Josh Blackman, a constitutional law professor at South Texas College of Law, agrees.

“Planned Parenthood is going to be in a tight spot,” he said. With the ordinance preventing Lubbock from taking legal action, “there’s no one to sue.”

“It’s a clever bill,” Blackman added, saying groups like Planned Parenthood “have to play defense rather than offense.”

Other legal scholars aren’t so sure. Richard Rosen, a constitutional law professor at Texas Tech, spoke on a panel about the ordinance in April. Everyone on the panel agreed the ordinance was unconstitutional due to Roe v. Wade. Rosen said he hasn’t yet heard any convincing counter-arguments.

John Finn, a professor emeritus of government at Wesleyan University who calls the ordinance a “basket case of constitutional difficulties,” goes further. Because the ordinance aims to curtail protected speech and actions, he says, Lubbock is vulnerable to lawsuits even if no private citizens test legal claims.

He cited the example of a man who might theoretically aid or abet an abortion by talking to his girlfriend about one — an act that’s prohibited by the Lubbock ordinance.

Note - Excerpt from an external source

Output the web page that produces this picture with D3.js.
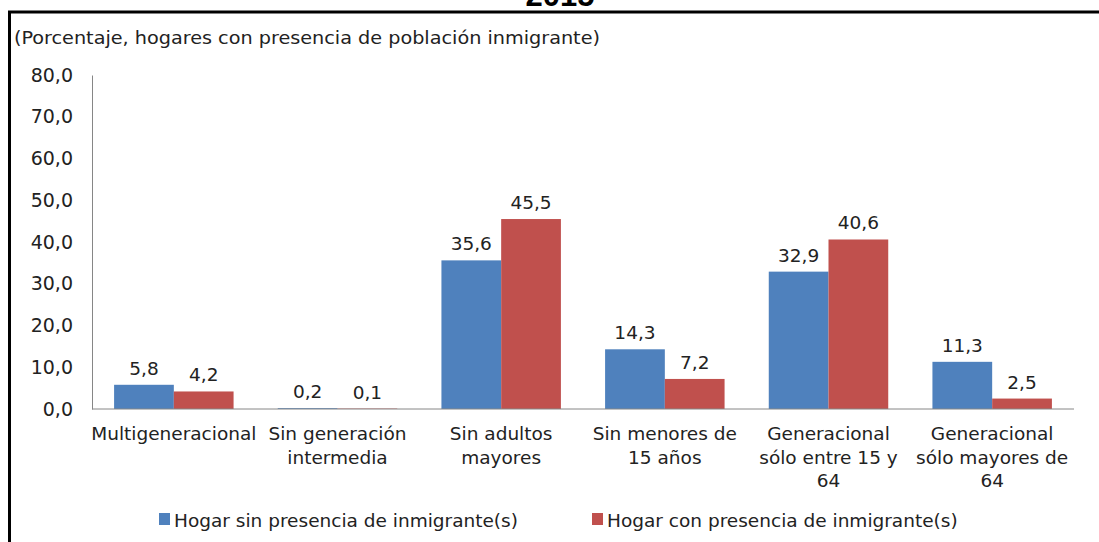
<!DOCTYPE html>
<html>
<head>
<meta charset="utf-8">
<script src="https://cdn.jsdelivr.net/npm/d3@7"></script>
<style>
  body { margin: 0; background: #fff; }
  svg { display: block; }
</style>
</head>
<body>
<div id="plot_area"></div>
<script>
// chart data
var categories = [
  ["Multigeneracional"],
  ["Sin generación", "intermedia"],
  ["Sin adultos", "mayores"],
  ["Sin menores de", "15 años"],
  ["Generacional", "sólo entre 15 y", "64"],
  ["Generacional", "sólo mayores de", "64"]
];
var seriesNames = ["Hogar sin presencia de inmigrante(s)", "Hogar con presencia de inmigrante(s)"];
var sinInmigrante = [5.8, 0.2, 35.6, 14.3, 32.9, 11.3];
var conInmigrante = [4.2, 0.1, 45.5, 7.2, 40.6, 2.5];
var yTicks = [0, 10, 20, 30, 40, 50, 60, 70, 80];
var colors = ["#4F81BD", "#C0504D"];

var W = 1099, H = 542;
var font = "'DejaVu Sans', Verdana, sans-serif";
var fs = "18.5px";
var fmt = function (v) { return d3.format(".1f")(v).replace(".", ","); };

var svg = d3.select("#plot_area").append("svg")
  .attr("width", W).attr("height", H);

// frame (cut off on right and bottom, like the source)
svg.append("rect")
  .attr("x", 9.5).attr("y", 12)
  .attr("width", W + 20).attr("height", H + 20)
  .attr("fill", "none").attr("stroke", "#000").attr("stroke-width", 3);

// title, clipped by the top of the picture
svg.append("text")
  .attr("x", 560).attr("y", 6)
  .attr("text-anchor", "middle")
  .style("font-family", "'Liberation Sans', Arial, sans-serif")
  .style("font-weight", "bold").style("font-size", "31px")
  .text("2015");

svg.append("text")
  .attr("x", 14).attr("y", 44)
  .style("font-family", "'DejaVu Sans Condensed', 'DejaVu Sans', sans-serif")
  .style("font-size", "17px").attr("fill", "#222")
  .attr("textLength", 586).attr("lengthAdjust", "spacingAndGlyphs")
  .text("(Porcentaje, hogares con presencia de población inmigrante)");

var x0 = d3.scaleBand()
  .domain(d3.range(categories.length))
  .range([92, 1074])
  .paddingInner(0.27).paddingOuter(0.135);
var x1 = d3.scaleBand().domain([0, 1]).range([0, x0.bandwidth()]);
var y = d3.scaleLinear().domain([0, 80]).range([409, 75]);

// y axis
var yAxis = svg.append("g")
  .attr("transform", "translate(92,0)")
  .call(d3.axisLeft(y).tickValues(yTicks).tickSize(0).tickPadding(19).tickFormat(fmt));
yAxis.select(".domain").attr("stroke", "#868686");
yAxis.selectAll("text")
  .style("font-family", font).style("font-size", "19px").attr("fill", "#222");

// bars
var series = [sinInmigrante, conInmigrante];
series.forEach(function (vals, s) {
  var g = svg.append("g");
  g.selectAll("rect").data(vals).enter().append("rect")
    .attr("x", function (d, i) { return x0(i) + x1(s); })
    .attr("y", function (d) { return y(d); })
    .attr("width", x1.bandwidth())
    .attr("height", function (d) { return y(0) - y(d); })
    .attr("fill", colors[s]);
  g.selectAll("text").data(vals).enter().append("text")
    .attr("x", function (d, i) { return x0(i) + x1(s) + x1.bandwidth() / 2; })
    .attr("y", function (d) { return y(d) - 10; })
    .attr("text-anchor", "middle")
    .style("font-family", font).style("font-size", fs).attr("fill", "#222")
    .text(fmt);
});

// x baseline
svg.append("line")
  .attr("x1", 92).attr("x2", 1074)
  .attr("y1", y(0)).attr("y2", y(0))
  .attr("stroke", "#868686");

// category labels
var catG = svg.append("g").selectAll("text").data(categories).enter().append("text")
  .attr("text-anchor", "middle")
  .style("font-family", font).style("font-size", fs).attr("fill", "#222");
catG.selectAll("tspan").data(function (d, i) { return d.map(function (t) { return {t: t, i: i}; }); })
  .enter().append("tspan")
  .attr("x", function (d) { return x0(d.i) + x0.bandwidth() / 2; })
  .attr("y", function (d, k) { return 440 + k * 23.5; })
  .text(function (d) { return d.t; });

// legend
var legendX = [159, 592];
var leg = svg.append("g").selectAll("g").data(seriesNames).enter().append("g")
  .attr("transform", function (d, i) { return "translate(" + legendX[i] + ",520)"; });
leg.append("rect")
  .attr("x", 0).attr("y", -7).attr("width", 11).attr("height", 12)
  .attr("fill", function (d, i) { return colors[i]; });
leg.append("text")
  .attr("x", 15).attr("y", 6.5)
  .style("font-family", font).style("font-size", fs).attr("fill", "#222")
  .text(function (d) { return d; });
</script>
</body>
</html>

“I think somebody has standing immediately to say, ‘This is a chilling of my First Amendment rights,’” Finn said.

Regardless of what comes next for Lubbock, advocates worry the move will jeopardize women’s health care in a city that needs it. The city has high rates of teen pregnancy and STDs and is dotted with “crisis pregnancy centers,” controversial clinics that purport to offer guidance on procedures like abortion but instead pressure young women to bring pregnancies to term.

Cameron Taylor, a recent graduate of Texas Tech, recalled the time in college when she ended up at a crisis pregnancy center.

“It was a complete joke,” she said. “I went in for an STD test, and they made me fill out a pamphlet about God.”

More recently, Taylor was canvassing Lubbock’s nightlife district in opposition to the ordinance when she says a group of frat boys started following her, tearing her posters down.

“There’s already a tendency to come after women for their beliefs,” she said, adding that the ordinance won’t help. “It gives men the rationale to further abuse you.”